Last updated on March 8, 2020
I am a big fan of the original seven Harry Potter books, so I was eager to read this. As a member of my local community theater, I wasn’t put off by the fact that it was a script either. However, in the end, the story felt disjointed, and I didn’t have a chance to connect with the characters because it moved so fast from time to time and place to place.
The authors didn’t take time to let readers/viewers get to know the new characters (in the form of Albus and Scorpio especially) or to get to know what changes old, familiar characters might have undergone since the last book. For example, Albus’s disconnect from his father had no clear motivation, and this weakened the whole tale. He just seems a bit whiny because his dad is Harry Potter.

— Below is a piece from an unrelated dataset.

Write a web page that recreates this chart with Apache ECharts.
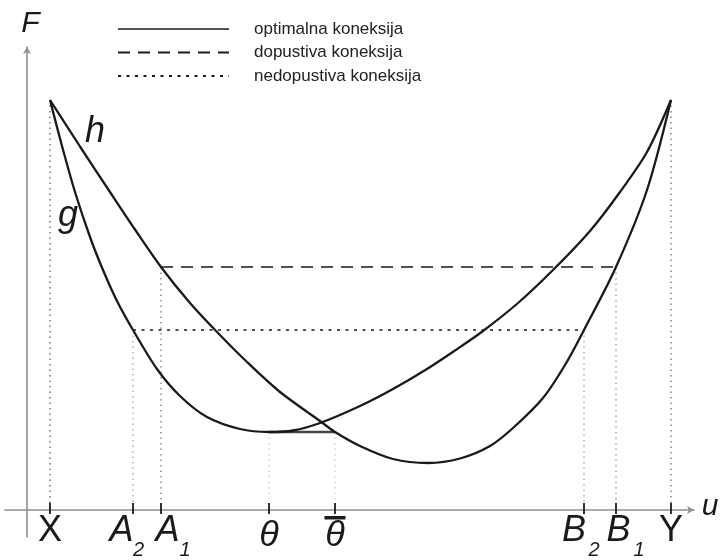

I found the stage direction with respect to the setting (and written more like description in a novel with swirling trees and time speeding up and slowing down) likely impossible for any theater other than a large, high-budget one. That was distracting in itself.
The relationship between Albus and Scorpio was intense enough that they felt like more than friends, which would have been fine, but because Rowling did not seem to intend that, it felt fake.
Much of the story seemed a contrived tale on “how can we bring Voldemort back and defeat him (and Harry’s dreams) once again.”
In all honesty, I wish I had left it where it was (at the end of Deathly Hallows) because this story didn’t add to or enrich my enjoyment of the Harry Potter universe.